「虚構の成長戦略」資本主義は死んだ 水野和夫 文藝春秋1月号より |
・X軸=販売量、Y軸=粗利益とすれば、X軸とY軸で囲まれた空間の面積は概ね、実質GDPを意味することになって、X-Y空間の膨張率は実質GDP成長率と等しくなる。「より速く、より遠くへ」とは、X軸に従って先へ先へ伸ばそうとすることであり、市場を求めて販売数を増やすことである。
・「より合理的に」の方は、Y軸を先に先に伸ばすことだが、粗利益は交易条件と正の関係にあるので交易条件を高めればいい。・・・少ないインプットでより多くのアウトプットを生み出すことが「合理的に」向かうことになる。
・21世紀に入って、原油価格に代表されるように資源価格が大幅に高騰したため、輸入物価が上昇し、交易条件は大幅に悪化した。そのマイナスを補うために、X軸お以前に増してさらに先へ伸ばそうとする力が働いたのがグローバリゼーションである。だが、21世紀の段階で、それを伸ばす余地はあまり残されていなかった。グローバリゼーションはすでにアフリカの末端まで到達してしまい、「より遠くへ」広げることができなくなってしまっているのだ。

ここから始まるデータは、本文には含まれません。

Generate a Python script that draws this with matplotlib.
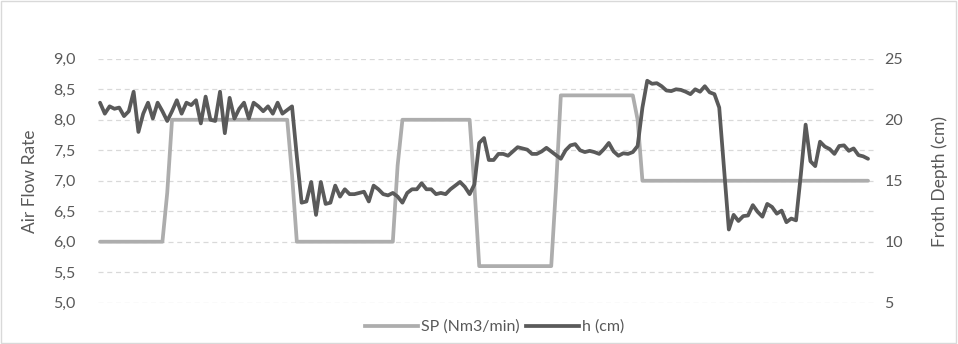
import matplotlib
matplotlib.use("Agg")
import matplotlib.pyplot as plt
from matplotlib.ticker import FuncFormatter, FixedLocator
from matplotlib.lines import Line2D
from matplotlib.patches import Rectangle
import numpy as np

plt.rcParams['font.family'] = ['Lato', 'DejaVu Sans']

# Air flow set point (Nm3/min), one value per sample
sp_flow = [
    6.0, 6.0, 6.0, 6.0, 6.0, 6.0, 6.0, 6.0, 6.0, 6.0,
    6.0, 6.0, 6.0, 6.0, 6.8, 8.0, 8.0, 8.0, 8.0, 8.0,
    8.0, 8.0, 8.0, 8.0, 8.0, 8.0, 8.0, 8.0, 8.0, 8.0,
    8.0, 8.0, 8.0, 8.0, 8.0, 8.0, 8.0, 8.0, 8.0, 8.0,
    7.1, 6.0, 6.0, 6.0, 6.0, 6.0, 6.0, 6.0, 6.0, 6.0,
    6.0, 6.0, 6.0, 6.0, 6.0, 6.0, 6.0, 6.0, 6.0, 6.0,
    6.0, 6.0, 7.25, 8.0, 8.0, 8.0, 8.0, 8.0, 8.0, 8.0,
    8.0, 8.0, 8.0, 8.0, 8.0, 8.0, 8.0, 8.0, 6.9, 5.6,
    5.6, 5.6, 5.6, 5.6, 5.6, 5.6, 5.6, 5.6, 5.6, 5.6,
    5.6, 5.6, 5.6, 5.6, 5.6, 6.9, 8.4, 8.4, 8.4, 8.4,
    8.4, 8.4, 8.4, 8.4, 8.4, 8.4, 8.4, 8.4, 8.4, 8.4,
    8.4, 8.4, 8.0, 7.0, 7.0, 7.0, 7.0, 7.0, 7.0, 7.0,
    7.0, 7.0, 7.0, 7.0, 7.0, 7.0, 7.0, 7.0, 7.0, 7.0,
    7.0, 7.0, 7.0, 7.0, 7.0, 7.0, 7.0, 7.0, 7.0, 7.0,
    7.0, 7.0, 7.0, 7.0, 7.0, 7.0, 7.0, 7.0, 7.0, 7.0,
    7.0, 7.0, 7.0, 7.0, 7.0, 7.0, 7.0, 7.0, 7.0, 7.0,
    7.0,
]

# Measured froth depth h (cm), one value per sample
froth_depth = [
    21.4, 20.5, 21.1, 20.9, 21.0, 20.3, 20.7, 22.3, 19.0, 20.5,
    21.4, 20.1, 21.4, 20.7, 19.9, 20.7, 21.6, 20.5, 21.4, 21.2,
    21.6, 19.7, 21.9, 20.0, 19.9, 22.3, 18.9, 21.8, 20.1, 20.9,
    21.4, 20.1, 21.4, 21.1, 20.7, 21.1, 20.5, 21.4, 20.5, 20.8,
    21.1, 17.0, 13.2, 13.3, 14.9, 12.2, 14.9, 13.1, 13.2, 14.6,
    13.7, 14.3, 13.9, 13.9, 14.0, 14.1, 13.3, 14.6, 14.3, 13.9,
    13.8, 14.0, 13.7, 13.2, 14.0, 14.3, 14.3, 14.8, 14.3, 14.3,
    13.9, 14.0, 13.9, 14.3, 14.6, 14.9, 14.5, 13.9, 14.7, 18.1,
    18.5, 16.7, 16.7, 17.2, 17.2, 17.05, 17.4, 17.75, 17.65, 17.55,
    17.2, 17.2, 17.4, 17.7, 17.4, 17.1, 16.8, 17.5, 17.9, 18.0,
    17.5, 17.35, 17.45, 17.35, 17.2, 17.6, 18.1, 17.4, 17.05, 17.25,
    17.2, 17.35, 17.85, 21.0, 23.2, 22.95, 23.0, 22.75, 22.4, 22.35,
    22.5, 22.45, 22.3, 22.1, 22.5, 22.3, 22.75, 22.25, 22.1, 21.0,
    16.0, 11.0, 12.2, 11.7, 12.1, 12.15, 13.0, 12.45, 12.05, 13.1,
    12.85, 12.3, 12.55, 11.6, 11.9, 11.75, 15.5, 19.6, 16.6, 16.2,
    18.2, 17.8, 17.6, 17.2, 17.85, 17.9, 17.45, 17.65, 17.1, 17.0,
    16.8,
]

flow_ticks = [5.0, 5.5, 6.0, 6.5, 7.0, 7.5, 8.0, 8.5, 9.0]
depth_ticks = [5, 10, 15, 20, 25]

series_labels = ["SP (Nm3/min)", "h (cm)"]
sp_color = "#ADADAD"
h_color = "#5A5A5A"
text_color = "#595959"
grid_color = "#D9D9D9"

sample = np.arange(len(sp_flow))

fig = plt.figure(figsize=(9.58, 3.44), dpi=100)
fig.patch.set_facecolor("white")
fig.patches.append(Rectangle((0.001, 0.002), 0.997, 0.995, transform=fig.transFigure,
                             fill=False, edgecolor=grid_color, linewidth=1.0))

ax = fig.add_axes([0.1019, 0.1201, 0.8117, 0.709])
ax.plot(sample, sp_flow, color=sp_color, linewidth=2.7,
        solid_joinstyle="round", solid_capstyle="round", zorder=3)
ax.set_xlim(-0.5, len(sp_flow) + 0.5)
ax.set_ylim(flow_ticks[0], flow_ticks[-1])
ax.yaxis.set_major_locator(FixedLocator(flow_ticks))
ax.yaxis.set_major_formatter(FuncFormatter(lambda v, _: f"{v:.1f}".replace(".", ",")))
ax.set_xticks([])
ax.yaxis.grid(True, color=grid_color, linestyle=(0, (4, 3)), linewidth=0.9)
ax.set_axisbelow(True)
ax.tick_params(axis="y", length=0, pad=16, labelsize=11.5, labelcolor=text_color)
for s in ax.spines.values():
    s.set_visible(False)

ax2 = ax.twinx()
ax2.plot(sample, froth_depth, color=h_color, linewidth=2.7,
         solid_joinstyle="round", solid_capstyle="round", zorder=4)
ax2.set_ylim(depth_ticks[0], depth_ticks[-1])
ax2.yaxis.set_major_locator(FixedLocator(depth_ticks))
ax2.tick_params(axis="y", length=0, pad=6.5, labelsize=11.5, labelcolor=text_color)
for s in ax2.spines.values():
    s.set_visible(False)

fig.text(30 / 958, 1 - 181 / 344, "Air Flow Rate", rotation=90, ha="center", va="center",
         fontsize=12.5, color=text_color)
fig.text(940 / 958, 1 - 181 / 344, "Froth Depth (cm)", rotation=90, ha="center", va="center",
         fontsize=12.5, color=text_color)

handles = [Line2D([], [], color=sp_color, linewidth=2.7),
           Line2D([], [], color=h_color, linewidth=2.7)]
fig.legend(handles, series_labels, loc="center", bbox_to_anchor=(495 / 958, 1 - 327 / 344),
           ncol=2, frameon=False, handlelength=3.3, handletextpad=0.2, columnspacing=0.4,
           fontsize=11.5, labelcolor=text_color)

fig.savefig("out.png", dpi=100, facecolor="white")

・(日本では)1990年代以降の「失われた20年」において、強まるデフレ圧力を和らげるための切り札としてグローバリゼーションが叫ばれたのは、まさに「合理的」であった。だが、グローバリゼーションは成長には結びつかなかった。
・金融自由化は何を狙ったのか
XーY空間の膨張の行きづまりが見え始めた時、もう一つの別のZ空間を創出することで、さらなる膨張を図ろうと考えた連中がアメリカを中心に現れた。
・X-Y空間の膨張が止まったのだから、この先経済成長はゼロとなる。さまざまな努力を重ねても、ようやくゼロ成長が達成されると考えた方がよいくらいである。
・資本主義を死に至らしめる最大の要因はエネルギー価格の高騰である。
・近代の理念をひっくり返せば、「よりゆっくりと、より近くへ、より寛容に」
・「よりゆっくりと、より近くへ、より寛容に」の具体的な方策としては、地方分権あるいは地方主権の理念のもと、例えば道州制を採用することが1つに解決策であろう。商取引は原則、域内で完結することをめざし、他地域に農産物やエネルギーを頼らないようにし、学生も域内の大学に進学すれば、域内の企業へ自治体への就職の際に優遇する。
・「より速く、より遠くへ、そしてより合理的に」から、「よりゆっくりと、より近くへ、より寛容に」へと、理念を逆転するところからはじめないと、近代の行きづまりを克服できないと私は考えている。